Threads, Promises, and Futures

Details

Clojure functions implement Java’s Runnable interface. Clojure vars live in thread-local storage.

Create a thread, execute a function in it, and wait for it to finish:

(defn hello-goodbye []
  (println "hello")
  (println "goodbye"))

(def thread (Thread. hello-goodbye))

(.start thread)
(.join thread)

;; hello
;; goodbye

Same, but with multiple threads and parametrized output functions for distinction:

(defn hello-goodbye-fn [name]
  (fn []
    (println "hello from" name)
    (Thread/sleep 1000)
    (println "goodbye from" name)))

(def thread-a (Thread. (hello-goodbye-fn "a")))
(def thread-b (Thread. (hello-goodbye-fn "b")))

(.start thread-a)
(.start thread-b)
(.join thread-a)
(.join thread-b)

;; hello from a
;; hello from b
;; goodbye from a
;; goodbye from b

Same, but with many threads:

(def threads (map #(Thread. (hello-goodbye-fn (str %))) (take 5 (iterate inc 1))))
(map (memfn start) threads)
(map (memfn join) threads)

Deliver a result through a promise:

(def result (promise))
(deliver result 42)

(deref result) ; 42
@result ; 42

@result is syntactic sugar for (deref result). A value can only be delivered once, but derefed multiple times.

(deliver result 99)
@result ; still 42

Use a promise to communicate between threads:

(defn sum-prom [from to]
  (let [n (inc (- to from))
        result (promise)
        thread (Thread. #(deliver result (reduce + (take n (iterate inc from)))))]
    (.start thread)
    result))

(deref (sum-from-to 1 1e6)) ; 500000500000
@(sum-prom 1 1e6) ; 500000500000

Simplify concurrent code using a future, which is a promise with its own thread:

(defn sum-fut [from to]
  (let [n (inc (- to from))
        f (future (reduce + (take n (iterate inc from))))]
    f))

(deref (sum-fut 1 1e6)) ; 500000500000
@(sum-fut 1 1e6) ; 500000500000

Use a timeout to deliver a fallback value if a computation takes too long:

(defn sum-from-to [from to]
  (let [n (inc (- to from))]
    (reduce + (take n (iterate inc from)))))

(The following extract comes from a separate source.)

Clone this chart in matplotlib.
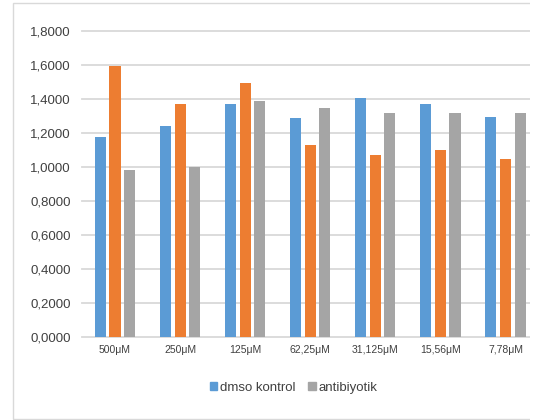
import matplotlib
matplotlib.use("Agg")
import matplotlib.pyplot as plt
from matplotlib.patches import Rectangle, Patch
import numpy as np

plt.rcParams['font.family'] = ['Liberation Sans', 'DejaVu Sans']

categories = ["500μM", "250μM", "125μM", "62,25μM", "31,125μM", "15,56μM", "7,78μM"]
dmso_kontrol = [1.178, 1.241, 1.372, 1.288, 1.404, 1.369, 1.294]
ornek = [1.596, 1.370, 1.496, 1.127, 1.068, 1.101, 1.045]
antibiyotik = [0.982, 0.998, 1.388, 1.345, 1.316, 1.316, 1.316]
yticks = [0.0, 0.2, 0.4, 0.6, 0.8, 1.0, 1.2, 1.4, 1.6, 1.8]

BLUE = "#5B9BD5"
ORANGE = "#ED7D31"
GRAY = "#A5A5A5"
GRID = "#D9D9D9"
TEXT = "#404040"

W, H = 536, 420
fig = plt.figure(figsize=(W / 100, H / 100), dpi=100)

# outer chart frame
fig.patches.append(Rectangle((12.7 / W, 0.7 / H), 1.2, (419.3 - 2.7) / H,
                             transform=fig.transFigure, fill=False,
                             edgecolor=GRID, lw=1.0, zorder=0))

left, right = 82.46, 538.0
bottom, top = 336.7, 31.0
ax = fig.add_axes([left / W, (H - bottom) / H, (right - left) / W, (bottom - top) / H])

x = np.arange(len(categories))
step, width = 0.225, 0.17
ax.bar(x - step, dmso_kontrol, width, color=BLUE, zorder=3)
ax.bar(x, ornek, width, color=ORANGE, zorder=3)
ax.bar(x + step, antibiyotik, width, color=GRAY, zorder=3)

ax.set_xlim(-0.5, len(categories) - 0.5)
ax.set_ylim(0, 1.8)
ax.set_yticks(yticks)
ax.set_yticklabels([f"{v:.4f}".replace(".", ",") for v in yticks])
ax.set_xticks(x)
ax.set_xticklabels(categories)

for s in ax.spines.values():
    s.set_visible(False)
ax.yaxis.grid(True, color=GRID, lw=1.3)
ax.set_axisbelow(True)
for gl in ax.get_ygridlines():
    gl.set_clip_on(False)
ax.tick_params(axis='y', length=0, pad=8.5, labelsize=9.5, labelcolor=TEXT)
ax.tick_params(axis='x', length=0, pad=6, labelsize=7.5, labelcolor=TEXT)

handles = [Patch(color=BLUE, label="dmso kontrol"), Patch(color=GRAY, label="antibiyotik")]
fig.legend(handles=handles, loc='center', bbox_to_anchor=(293.5 / W, 1 - 388 / H),
           ncol=2, frameon=False, fontsize=9.5, handlelength=0.55, handleheight=0.55,
           handletextpad=0.2, columnspacing=1.0, labelcolor=TEXT)

# chart area ends at the right margin
fig.patches.append(Rectangle((530 / W, 0), 1, 1, transform=fig.transFigure,
                             facecolor="white", edgecolor="none", zorder=10))

fig.savefig("out.png", dpi=100)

(def f (future (sum-from-to 1 1e6)))
(deref f 500 "computation took too long") ; 500000500000

(def f (future (sum-from-to 1 1e7)))
(deref f 500 "computation took too long") ; "computation took too long"

Exercises

Countdown

Write a function countdown that expects a name and a number n from which to count down to zero. Print the name and the number, which is to be counted down, and then pause for a second. Continue printing until the number reached zero.

Then write a function launch-rockets that expects a number n (the number of rockets to be launched) and sec (the number of seconds from which to count down to zero). Create one thread per rocket, i.e. n threads, which execute the contdown function with the name rocket X, where X is a number from 1 to n. Start those threads.

Hint: Use (locking *out* (println OUTPUT)) to make the output in countdown thread-safe.

Test: (launch-rockets 3 4) shall produce the following (non-deterministic) output:

rocket 1: 4
rocket 2: 4
rocket 3: 4
rocket 1: 3
rocket 2: 3
rocket 3: 3
rocket 1: 2
rocket 2: 2
rocket 3: 2
rocket 1: 1
rocket 2: 1
rocket 3: 1
rocket 1: 0
rocket 3: 0
rocket 2: 0

Solution

(defn countdown [name n]
  (loop [i n]
    (locking *out*
      (println (str name ": " i)))
    (Thread/sleep 1000)
    (when (> i 0)
      (recur (dec i)))))

(defn launch-rockets [n sec]
  (let [func (fn [s] #(countdown s sec))
        rockets (map #(str "rocket " %) (take n (iterate inc 1)))
        threads (map #(Thread. (func %)) rockets)]
    (map (memfn start) threads)))

Map in Parallel

Write a function factor that performs prime factorization without any promises or futures and calculates the prime factors synchronuously.

Then write a function factors that accepts a sequence of numbers, which shall be factorized using the factor function just written, but doing so in parallel.

Hint: Integer factorization (Wikipedia) describes how a number can be factorized into its prime factors. Use the solution for the Lazy Prime Numbers exercise to get candidates for prime factors. Use the pmap function as a concurrent version of map.

Test: (factor (factors (take 10 (iterate inc 10))) shall return ([2 5] [11] [2 2 3] [13] [2 7] [3 5] [2 2 2 2] [17] [2 3 3] [19]).

Solution

;; lazy-primes from chapter 11

(defn factor [x]
  (loop [x x
         acc []
         candidates (lazy-primes)]
    (let [c (first candidates)]
      (cond
        (= x 1) acc
        (= (mod x c) 0) (recur (/ x c) (conj acc c) candidates)
        (< c x) (recur x acc (rest candidates))
        :else (conj acc x)))))

(defn factors [xs]
  (pmap factor xs))

Prime Factors Promise

Write a function factor-prom that expects a parameter x, which is an integer to be factorized into its prime factors, and returns a promise that delivers a sequence of that number’s prime factors. The actual computation shall take place in its own thread.

Hint: Re-use the factor function from the last exercise.

Test: @(factor-prom 324) shall return [2 2 3 3 3 3].

Solution

(defn factor-prom [x]
  (let [prom (promise)
        thread (Thread. #(deliver prom (factor x)))]
    (.start thread)
    prom))

Prime Factors Future

Write a function factor-fut that performs the same computation as factor-prom from the exercise before, but returns a future instead of a promise.

Hint: Start from factor-prom of the last exercise and simplify its code.

Test: @(factor-fut 324) shall return [2 2 3 3 3 3].

Solution

(defn factor-fut [x]
  (future (factor x)))